Alkene Metathesis: Synthesis of Kainic Acid, Pladienolide B and Amphidinolide Y
As alkene metathesis has developed into one of the tools of organic synthesis, many practical questions have arisen. In the course of a synthesis (Org. Lett. 2007, 9, 1635. DOI: 10.1021/ol0631197) of the important neuropharmacological tool (-)-kainic acid (7), Tohru Fukuyama of the University of Tokyo prepared the key intermediate 1 by chiral auxiliary mediated coupling of crotonyl chloride with acetadehyde. Dibal reduction gave the hemiaminal, which underwent reductive amination with glycine methyl ester, leading to the alkene 2. Alkene metathesis of the derived ester 3 to form the unsaturated lactone 4 was then examined in detail. It was found that 0.5 mol % of the second generation Hoveyda catalyst was sufficient to cyclize 3 to 4 in 92% yield. With 0.8 mol %, the yield was 99%. The key to the efficacy of this cyclization was the use of 1,2-dichloroethane at reflux as the reaction solvent.

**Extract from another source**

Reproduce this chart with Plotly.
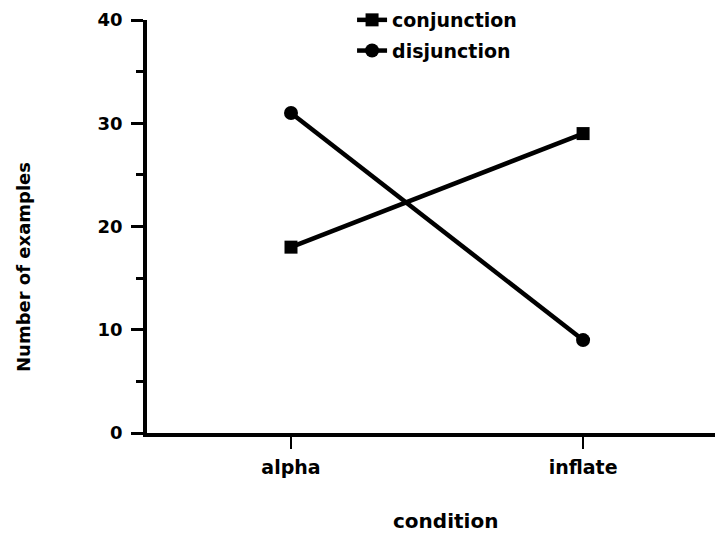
import plotly.graph_objects as go

categories = ["alpha", "inflate"]
conjunction = [18, 29]
disjunction = [31, 9]
y_ticks = [0, 10, 20, 30, 40]

FONT = "DejaVu Sans"

fig = go.Figure()
fig.add_trace(go.Scatter(
    x=categories, y=conjunction, name="conjunction", mode="lines+markers",
    line=dict(color="black", width=4.5),
    marker=dict(symbol="square", size=13, color="black"),
    legendgroup="a",
))
fig.add_trace(go.Scatter(
    x=categories, y=disjunction, name="disjunction", mode="lines+markers",
    line=dict(color="black", width=4.5),
    marker=dict(symbol="circle", size=14, color="black"),
    legendgroup="b",
))

fig.update_layout(
    width=715, height=528,
    paper_bgcolor="white", plot_bgcolor="white",
    margin=dict(l=139, r=0, t=12, b=103, autoexpand=False),
    font=dict(family=FONT, color="black"),
    showlegend=True,
    legend=dict(
        x=0.356, y=1.046, xanchor="left", yanchor="top",
        font=dict(size=19, family=FONT, weight="bold"),
        tracegroupgap=3, bgcolor="rgba(0,0,0,0)",
        itemwidth=30,
    ),
    xaxis=dict(
        type="category", range=[-0.493, 1.479],
        showgrid=False, zeroline=False,
        showline=True, linecolor="black", linewidth=3.5,
        ticks="outside", ticklen=12, tickwidth=2, tickcolor="black",
        tickfont=dict(size=19, family=FONT, weight="bold"),
        ticklabelstandoff=2,
    ),
    yaxis=dict(
        range=[0, 40], tickvals=y_ticks,
        showgrid=False, zeroline=False,
        showline=True, linecolor="black", linewidth=3.5,
        ticks="outside", ticklen=12, tickwidth=3, tickcolor="black",
        tickfont=dict(size=18, family=FONT, weight="bold"),
        ticklabelstandoff=5,
        minor=dict(dtick=5, ticks="outside", ticklen=7, tickwidth=3, tickcolor="black"),
    ),
    annotations=[
        dict(
            text="Number of examples", xref="paper", yref="paper",
            x=-0.2135, y=0.402, xanchor="center", yanchor="middle",
            textangle=-90, showarrow=False,
            font=dict(size=18, family=FONT, weight="bold"),
        ),
        dict(
            text="condition", xref="paper", yref="paper",
            x=0.519, y=-0.212, xanchor="center", yanchor="middle",
            showarrow=False,
            font=dict(size=20, family=FONT, weight="bold"),
        ),
    ],
)

fig.write_html("out.html")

The macrolide pladienolide D (14) induces in vivo tumor regression in several human cancer xenograft models. This activity was important enough that a team at Esai Co., Ltd in Tsukuba headed by Yoshihiko Kotake undertook the total synthesis (Angew. Chem. Int. Ed. 2007, 46, 4350. DOI: 10.1002/anie.200604997). Their approach used two alkene metathesis steps. To prepare the substrate for the macrolide construction, the alcohol 8 and the acid 9, each prepared by chiral auxiliary control, were coupled to give the ester 10. An extensive investigation led to alkene metathesis conditions that were satisfactory, the use of the second generation Hoveyda catalyst in refluxing toluene. A significant competing side reaction was the migration of the monosubstituted alkene of 10 to make the alkenyl ether.
The second alkene metathesis step was the coupling of 12 with 13. The most effective catalyst in this case was the second generation Grubbs. Note that the free alcohol 13 participated successfully in the cross-coupling. According to the authors, this is one of just a few examples of successful cross coupling of an alkene adjacent to a quaternary center.
The stereocontrolled construction of trisubstituted alkenes by metathesis is a particular challenge. In his synthesis (Org. Lett. 2007, 9, 2585. DOI: 10.1021/ol0710360) of amphidinolide Y (21), a modestly cytotoxic macrolide antibiotic, Wei-Min Dai of Zhejian University and the Hong Kong University of Science and Technology took up this challenge. The substrate for cyclization was prepared by coupling the acid 15 with the alcohol 16, followed by selective deprotection and oxidation. Medium-ring conformational effects played an important role in this metathesis. The cyclization was also attempted with the TES ethers of the two diastereomeric secondary alcohols corresponding to the ketone of 17. One of those diastereomers cyclized modestly well. The other diastereomer did not cyclize at all.